Por su edad o por falta de pruebas, siempre quedaba libre. Cada liberación era una celebración en sus redes sociales: nuevas fotos, nuevas armas, nuevos ídolos. En su cuarto, un altar a la Santa Muerte y Jesús Malverde, los santos patronos del narco.

Detrás de esa fachada de orgullo había una realidad mucho más fría: Adrián ya no estudiaba, nadie lo supervisaba, y sobrevivía cometiendo pequeños delitos con su grupo.
En su mente, el éxito significaba tener dinero, fama y un arma en la mano. Nadie le enseñó que el poder verdadero nace del esfuerzo, no del miedo.
En un país donde las redes sociales glorifican a los sicarios y los “jefes” del crimen como si fueran celebridades, Adrián fue solo un imitador —uno más de los muchos jóvenes que copian lo que la sociedad celebra en silencio.
La tragedia llegó rápido, como una bala en la oscuridad. La noche del 23 de noviembre, Adrián discutió con sus compañeros por la posesión de una motocicleta robada.
Los mismos que se drogaban y reían con él salieron a buscarlo para “darle una lección”. Cámaras de seguridad captaron a dos hombres vestidos de negro, a bordo de una motocicleta oscura, siguiéndolo por un callejón.

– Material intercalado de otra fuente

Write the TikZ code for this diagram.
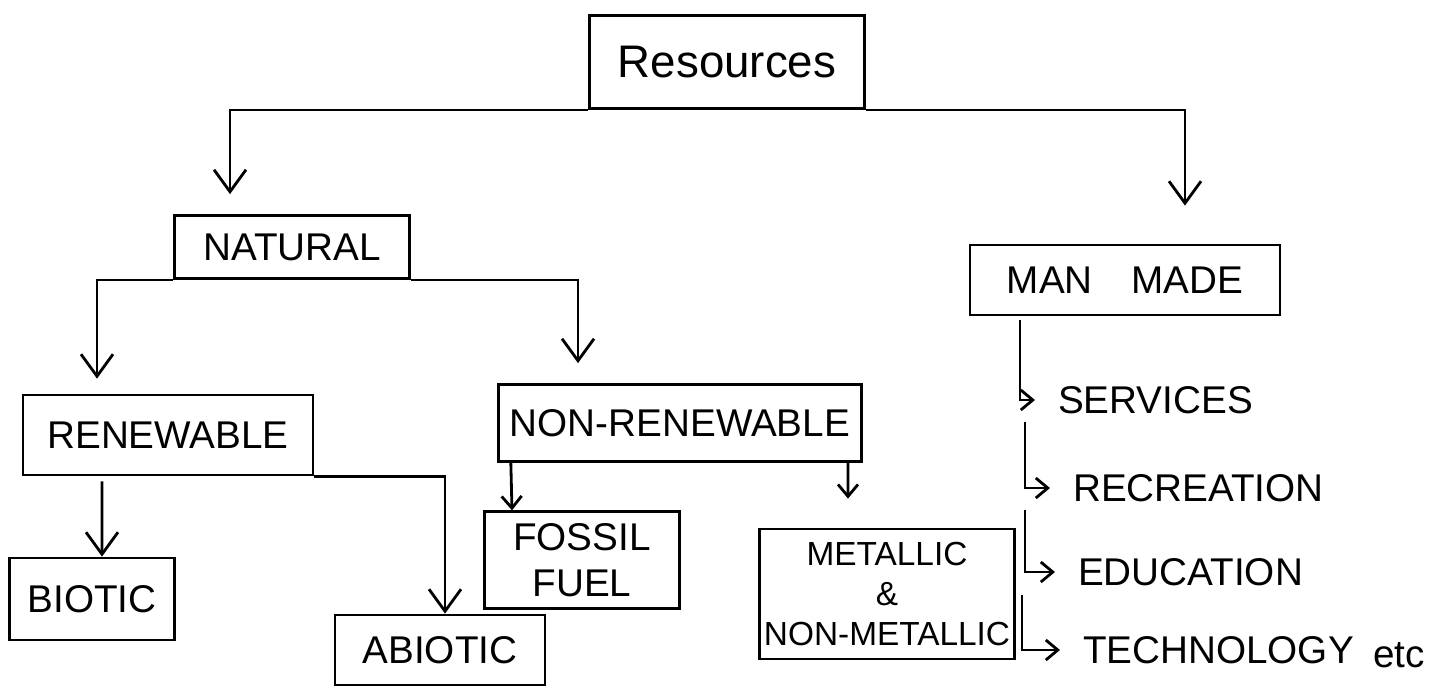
\documentclass[tikz,border=0pt]{standalone}
\usepackage{fontspec}
\setmainfont{Liberation Sans}
\usetikzlibrary{arrows.meta}
\begin{document}
\begin{tikzpicture}[x=0.1mm, y=-0.1mm, thick, >={Straight Barb[length=2.2mm,width=3.2mm]},
    box/.style={draw, minimum width=#1, align=center, font=\fontsize{11}{13}\selectfont},
    item/.style={anchor=west, font=\fontsize{11}{13}\selectfont},
    small/.style={-{Straight Barb[length=1.2mm,width=2mm]}}]
        \useasboundingbox (0,0) rectangle (1445,688);
        % boxes
        \node[box=27.5mm, minimum height=9.3mm, font=\fontsize{13}{15}\selectfont] (res) at (727,62) {Resources};
        \node[box=23.5mm, minimum height=6.3mm] (nat) at (292,247) {NATURAL};
        \node[box=31mm, minimum height=7mm] (man) at (1125,280) {MAN\quad MADE};
        \node[box=29mm, minimum height=8mm] (ren) at (168,435) {RENEWABLE};
        \node[box=36mm, minimum height=7.7mm] (nonren) at (680,423) {NON-RENEWABLE};
        \node[box=16.5mm, minimum height=8.2mm] (bio) at (92,599) {BIOTIC};
        \node[box=21mm, minimum height=7mm] (abio) at (440,650) {ABIOTIC};
        \node[box=19.5mm, minimum height=9.5mm] (fos) at (582,560) {FOSSIL\\FUEL};
        \node[box=25.5mm, minimum height=13mm, inner xsep=1pt, font=\fontsize{9.5}{11.5}\selectfont] (met) at (887,594) {METALLIC\\\&\\NON-METALLIC};
        % man made list
        \node[item] (srv) at (1045,400) {SERVICES};
        \node[item] (rec) at (1060,488) {RECREATION};
        \node[item] (edu) at (1065,572) {EDUCATION};
        \node[item] (tech) at (1070,650) {TECHNOLOGY};
        \node[item] (etc) at (1360,655) {etc};
        \coordinate (l1) at (1020,320);
        \coordinate (l2) at (1025,422);
        \coordinate (l3) at (1025,510);
        \coordinate (l4) at (1022,595);
        % connectors
        \draw[->] (res.south west) -| ([xshift=-6.2mm,yshift=2mm]nat.north);
        \draw[->] (res.south east) -| ([xshift=6mm,yshift=3.8mm]man.north);
        \draw[->] (nat.south west) -| ([xshift=-7.1mm,yshift=1.5mm]ren.north);
        \draw[->] (nat.south east) -| ([xshift=-10.2mm,yshift=2mm]nonren.north);
        \draw[->] ([xshift=-6.6mm,yshift=-0.5mm]ren.south) -- ([xshift=1mm]bio.north);
        \draw[->] (ren.south east) -| ([xshift=0.5mm]abio.north);
        \draw[small] ([xshift=1.4mm]nonren.south west) -- ([xshift=-7mm]fos.north);
        \draw[small] ([xshift=16.8mm]nonren.south) -- ([xshift=-3.9mm,yshift=2.9mm]met.north);
        \draw[small] (l1) |- ([xshift=-1mm]srv.west);
        \draw[small] (l2) |- ([xshift=-1mm]rec.west);
        \draw[small] (l3) |- ([xshift=-1mm]edu.west);
        \draw[small] (l4) |- ([xshift=-1mm]tech.west);
\end{tikzpicture}
\end{document}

A solo 280 metros de su casa, lo alcanzaron y le dispararon nueve veces. No hubo ayuda. No hubo gritos. Solo el ruido del motor alejándose.
Cuando llegaron los policías y los paramédicos, ya no respiraba. En su cabeza aún se veían las letras “C” y “M”, las mismas que lo habían definido y condenado.
Gracias al sistema de videovigilancia, las autoridades capturaron a cinco sospechosos: Óscar Quiróz Rodríguez (44 años), Santiago Tapia Domínguez (50), José Eduardo Quiroz Rodríguez, José Miguel Silva Arellano (20) y Arturo García Ferrer (44). ¿Fue una venganza interna o simplemente el final inevitable de una vida que nunca tuvo rumbo?
El caso de “El Cachetes” estremeció a México. No solo por la crueldad del asesinato, sino por lo que representa: un menor convertido en criminal antes de tener la oportunidad de ser adulto.

Su muerte es la prueba de un sistema fallido: familias fracturadas, escuelas impotentes, comunidades que miran hacia otro lado mientras la violencia recluta a sus hijos.
Días después, en un popular programa televisivo sobre seguridad, el presentador lanzó una advertencia directa a los jóvenes:
“No permitan que las drogas ni las películas los conviertan en cadáveres. Ningún narco termina bien. Solo hay dos destinos posibles: la cárcel o el cementerio.”
Palabras duras, repetidas mil veces, pero aún necesarias. En un México donde las bandas criminales reclutan a menores cada vez más jóvenes, y donde la cultura popular convierte a los capos en ídolos, la historia de “El Cachetes” debería ser un espejo.

No fue solo víctima de balas: fue víctima de una sociedad sin brújula moral, donde el crimen parece un atajo al éxito.
Cuando la policía recogió el cuerpo, la motocicleta Suzuki todavía estaba encendida. El motor zumbaba débilmente, luego se apagó. Así terminó también la vida de Adrián Guerrero Velázquez —un niño de 15 años que murió persiguiendo una ilusión mortal.